Directions for this task = State how many lines hold the word "chart", with no other words.
** BEGIN Data extract **
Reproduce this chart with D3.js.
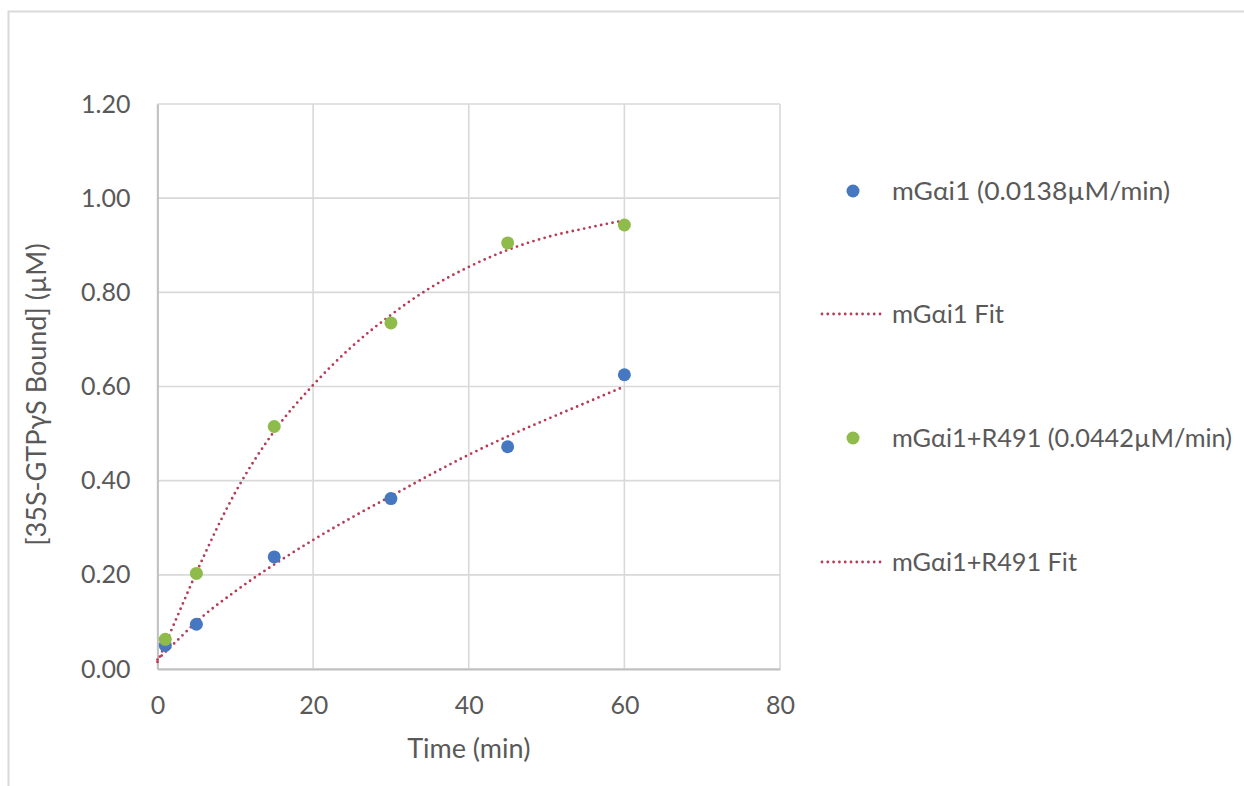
<!DOCTYPE html>
<html>
<head>
<meta charset="utf-8">
<script src="https://cdn.jsdelivr.net/npm/d3@7"></script>
<style>
  html, body { margin: 0; padding: 0; background: #fff; }
  svg { display: block; }
</style>
</head>
<body>
<svg id="chart" width="1244" height="786"></svg>
<script>
// Measured time points (min)
const times = [1, 5, 15, 30, 45, 60];
// [35S-GTPγS bound] (µM)
const mGai1 = [0.050, 0.095, 0.238, 0.362, 0.472, 0.625];
const mGai1R491 = [0.063, 0.203, 0.515, 0.735, 0.905, 0.943];

// Fitted curves, sampled along the time axis
const fitTimes = [0, 2.5, 5, 10, 15, 20, 25, 30, 35, 40, 45, 50, 55, 60];
const mGai1Fit = [0.02, 0.06, 0.10, 0.165, 0.222, 0.274, 0.322, 0.367, 0.412, 0.455, 0.494, 0.53, 0.565, 0.60];
const mGai1R491Fit = [0.015, 0.11, 0.205, 0.375, 0.505, 0.603, 0.685, 0.752, 0.809, 0.854, 0.89, 0.917, 0.936, 0.953];

const xTicks = [0, 20, 40, 60, 80];
const yTicks = [0, 0.2, 0.4, 0.6, 0.8, 1.0, 1.2];

const legendLabels = [
  "mGαi1 (0.0138µM/min)",
  "mGαi1 Fit",
  "mGαi1+R491 (0.0442µM/min)",
  "mGαi1+R491 Fit"
];

const BLUE = "#4677c1";
const GREEN = "#8fbb4a";
const FIT = "#b63c55";
const GRID = "#d9d9d9";
const TEXT = "#595959";
const FONT = "Lato, 'Open Sans', sans-serif";

const svg = d3.select("#chart");

// outer chart frame
svg.append("rect")
  .attr("x", 8.5).attr("y", 11.5)
  .attr("width", 1400).attr("height", 1000)
  .attr("fill", "none").attr("stroke", GRID).attr("stroke-width", 2);

const plot = { left: 157.5, right: 780, top: 104, bottom: 669 };

const x = d3.scaleLinear().domain([0, 80]).range([plot.left, plot.right]);
const y = d3.scaleLinear().domain([0, 1.2]).range([plot.bottom, plot.top]);

// gridlines
svg.append("g")
  .selectAll("line.v")
  .data(xTicks)
  .join("line")
  .attr("x1", d => x(d)).attr("x2", d => x(d))
  .attr("y1", plot.top).attr("y2", plot.bottom)
  .attr("stroke", GRID).attr("stroke-width", 1.6);

svg.append("g")
  .selectAll("line.h")
  .data(yTicks)
  .join("line")
  .attr("x1", plot.left).attr("x2", plot.right)
  .attr("y1", d => y(d)).attr("y2", d => y(d))
  .attr("stroke", GRID).attr("stroke-width", 1.6);

// axes
const xAxis = d3.axisBottom(x).tickValues(xTicks).tickSize(0).tickPadding(27)
  .tickFormat(d3.format("d"));
const gx = svg.append("g").attr("transform", `translate(0,${plot.bottom})`).call(xAxis);
gx.select(".domain").attr("stroke", "#bfbfbf").attr("stroke-width", 1.8);
gx.selectAll("text").attr("fill", TEXT).style("font-family", FONT).style("font-size", "25px");

const yAxis = d3.axisLeft(y).tickValues(yTicks).tickSize(0).tickPadding(27)
  .tickFormat(d3.format(".2f"));
const gy = svg.append("g").attr("transform", `translate(${plot.left},0)`).call(yAxis);
gy.select(".domain").attr("stroke", "#bfbfbf").attr("stroke-width", 1.8);
gy.selectAll("text").attr("fill", TEXT).style("font-family", FONT).style("font-size", "25px");

// axis titles
svg.append("text")
  .attr("x", (plot.left + plot.right) / 2).attr("y", 758)
  .attr("text-anchor", "middle")
  .attr("fill", TEXT).style("font-family", FONT).style("font-size", "27px")
  .text("Time (min)");

svg.append("text")
  .attr("transform", `translate(46,${(plot.top + plot.bottom) / 2 + 8}) rotate(-90)`)
  .attr("text-anchor", "middle")
  .attr("fill", TEXT).style("font-family", FONT).style("font-size", "27px")
  .text("[35S-GTPγS Bound] (µM)");

// fit curves
const line = d3.line()
  .x(d => x(d[0])).y(d => y(d[1]))
  .curve(d3.curveMonotoneX);

[mGai1Fit, mGai1R491Fit].forEach(vals => {
  svg.append("path")
    .datum(fitTimes.map((t, i) => [t, vals[i]]))
    .attr("d", line)
    .attr("fill", "none")
    .attr("stroke", FIT)
    .attr("stroke-width", 2.8)
    .attr("stroke-linecap", "round")
    .attr("stroke-dasharray", "0 5.8");
});

// data points
[[mGai1, BLUE], [mGai1R491, GREEN]].forEach(([vals, color]) => {
  svg.append("g")
    .selectAll("circle")
    .data(times.map((t, i) => [t, vals[i]]))
    .join("circle")
    .attr("cx", d => x(d[0])).attr("cy", d => y(d[1]))
    .attr("r", 6.5)
    .attr("fill", color);
});

// legend (label widths kept compact so the longest entry fits the frame)
const legendRows = [191, 314, 438, 562];
const legendWidths = [278, 112, 340, 185];
const legend = svg.append("g");
legendLabels.forEach((label, i) => {
  const cy = legendRows[i];
  if (i % 2 === 0) {
    legend.append("circle")
      .attr("cx", 853).attr("cy", cy).attr("r", 6.5)
      .attr("fill", i === 0 ? BLUE : GREEN);
  } else {
    legend.append("line")
      .attr("x1", 822).attr("x2", 882)
      .attr("y1", cy).attr("y2", cy)
      .attr("stroke", FIT).attr("stroke-width", 2.8)
      .attr("stroke-linecap", "round")
      .attr("stroke-dasharray", "0 5.8");
  }
  legend.append("text")
    .attr("x", 892).attr("y", cy)
    .attr("dy", "0.35em")
    .attr("textLength", legendWidths[i])
    .attr("lengthAdjust", "spacingAndGlyphs")
    .attr("fill", TEXT).style("font-family", FONT).style("font-size", "25.5px")
    .text(label);
});
</script>
</body>
</html>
** END Data extract **
Answer to the exercise = 4